While it is true that defendant failed to take action within sixty days after receipt of proof of loss, an inspection of the certificate fails to sustain the allegation that defendant was under a duty to plaintiff either to pay or refuse payment on the contract within sixty days after proof of loss. Nothing in the quoted words nor in the balance of the paragraph which refers to the one-year limitation supports plaintiff's contention of a duty existing between defendant and plaintiff. An earlier paragraph in the certificate provides: "Payment of Benefits provided by Section A [loss of life] will be made within sixty days after receipt of due proofs." This statement is considerably more direct but even it fails to raise the presumption of existing duty, because where there is a denial of liability certainly no payments are to be made. Defendant refused payment on the ground that insured's death was due not primarily to the accident, and plaintiff was first notified of defendant's decision on March 27, 1934. This was approximately five and one-half months after plaintiff notified defendant of her claim. The claim was finally rejected on May 8, 1934, about eight months after the date of the accident. Plaintiff, therefore, had sufficient time in which to bring action within the remaining four months of the contract limitation year, yet her action was not commenced until September 19, 1935, about two years from the date of the accident. Where the pleadings fail to allege bad faith, fraud, or promises to pay, but merely allege delay due to continuing negotiations regarding the claim, and the defendant has done nothing to mislead plaintiff, the reasonable contractual limitation must control. Continental Ins. Co. of City of New York v. Fire Ass'n of Philadelphia, 6 Cir., 152 F.2d 239.

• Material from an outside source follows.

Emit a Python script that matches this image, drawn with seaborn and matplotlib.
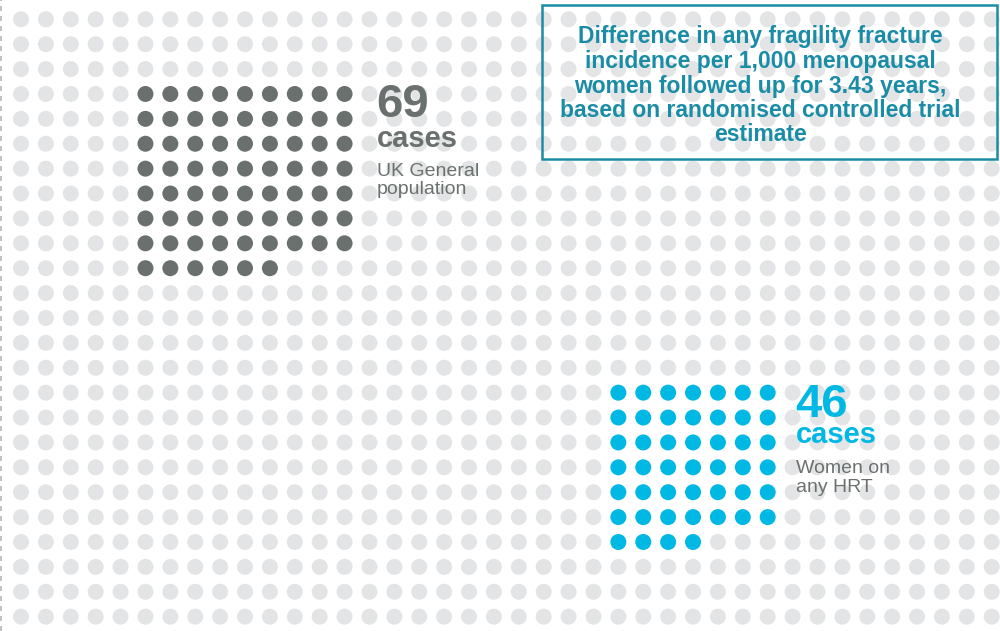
import numpy as np
import pandas as pd
import matplotlib
matplotlib.use("Agg")
import matplotlib.pyplot as plt
import seaborn as sns
from matplotlib.patches import Rectangle

# ---- data ----
groups = ["UK General population", "Women on any HRT"]
cases = [69, 46]
label_lines = [["UK General", "population"], ["Women on", "any HRT"]]
title_lines = [
    "Difference in any fragility fracture",
    "incidence per 1,000 menopausal",
    "women followed up for 3.43 years,",
    "based on randomised controlled trial",
    "estimate",
]

# ---- layout (grid units) ----
n_cols, n_rows = 40, 25
block_origin = [(5, 3), (24, 15)]      # (col, row) of first dot of each block
block_width = [9, 7]
colors = {"background": "#e3e4e6", groups[0]: "#6a706e", groups[1]: "#00b8e4"}
num_colors = ["#6a706e", "#00b8e4"]
grey_txt = "#6b716f"
teal = "#1a8ca6"

# build dot table
occupied = {}
for g, n, (c0, r0), w in zip(groups, cases, block_origin, block_width):
    for i in range(n):
        occupied[(c0 + i % w, r0 + i // w)] = g
rows = []
for r in range(n_rows):
    for c in range(n_cols):
        rows.append({"col": c, "row": r, "group": occupied.get((c, r), "background")})
df = pd.DataFrame(rows)
df["order"] = df["group"].map({"background": 0, groups[0]: 1, groups[1]: 2})
df = df.sort_values("order", kind="stable")

W, H = 1000, 631
fig = plt.figure(figsize=(W / 100, H / 100), dpi=100)
ax = fig.add_axes([0, 0, 1, 1])
sp = 24.89
x0p, y0p = 21.0, 19.3
sns.scatterplot(data=df, x="col", y="row", hue="group", palette=colors,
                hue_order=["background", groups[0], groups[1]],
                s=(16 * 0.72) ** 2, linewidth=0, legend=False, ax=ax)
ax.set_xlim(-x0p / sp, (W - x0p) / sp)
ax.set_ylim((H - y0p) / sp, -y0p / sp)
ax.axis("off")

def px(x, y):
    return (x / W, 1 - y / H)

font = "Liberation Sans"
# block labels
num_pos = [(376, 117), (795, 417)]
cases_pos = [(377, 147), (796, 443)]
lab_pos = [[(377, 176), (377, 194)], [(796, 473), (796, 492)]]
for k in range(2):
    fig.text(*px(*num_pos[k]), str(cases[k]), fontsize=34, fontweight="bold",
             color=num_colors[k], family=font, va="baseline", ha="left")
    fig.text(*px(*cases_pos[k]), "cases", fontsize=21, fontweight="bold",
             color=num_colors[k], family=font, va="baseline", ha="left")
    for line, p in zip(label_lines[k], lab_pos[k]):
        fig.text(*px(*p), line, fontsize=14, color=grey_txt, family=font,
                 va="baseline", ha="left")

# title box
fig.patches.append(Rectangle(px(542, 159), (997 - 542) / W, (159 - 5.5) / H,
                             transform=fig.transFigure, fill=False,
                             edgecolor=teal, linewidth=1.8))
base_y = [43.3, 68.0, 92.5, 117.0, 141.0]
for line, y in zip(title_lines, base_y):
    fig.text(*px(760.5, y), line, fontsize=16.5, fontweight="bold", color=teal,
             family=font, va="baseline", ha="center")

# dashed left border
fig.add_artist(plt.Line2D([0.6 / W, 0.6 / W], [0, 1], transform=fig.transFigure,
                          color="#b5b7b9", linewidth=1.2, linestyle=(0, (3, 3))))

fig.savefig("out.png", dpi=100)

Finally, plaintiff argues that the District Court erred in denying her petition to file the amended complaint. There was no error because in this opinion we have considered and rejected the contentions set forth in the amended complaint. The one-year limitation in the contract is controlling and nothing urged by plaintiff nullifies its decisiveness.

The judgment of the District Court is affirmed.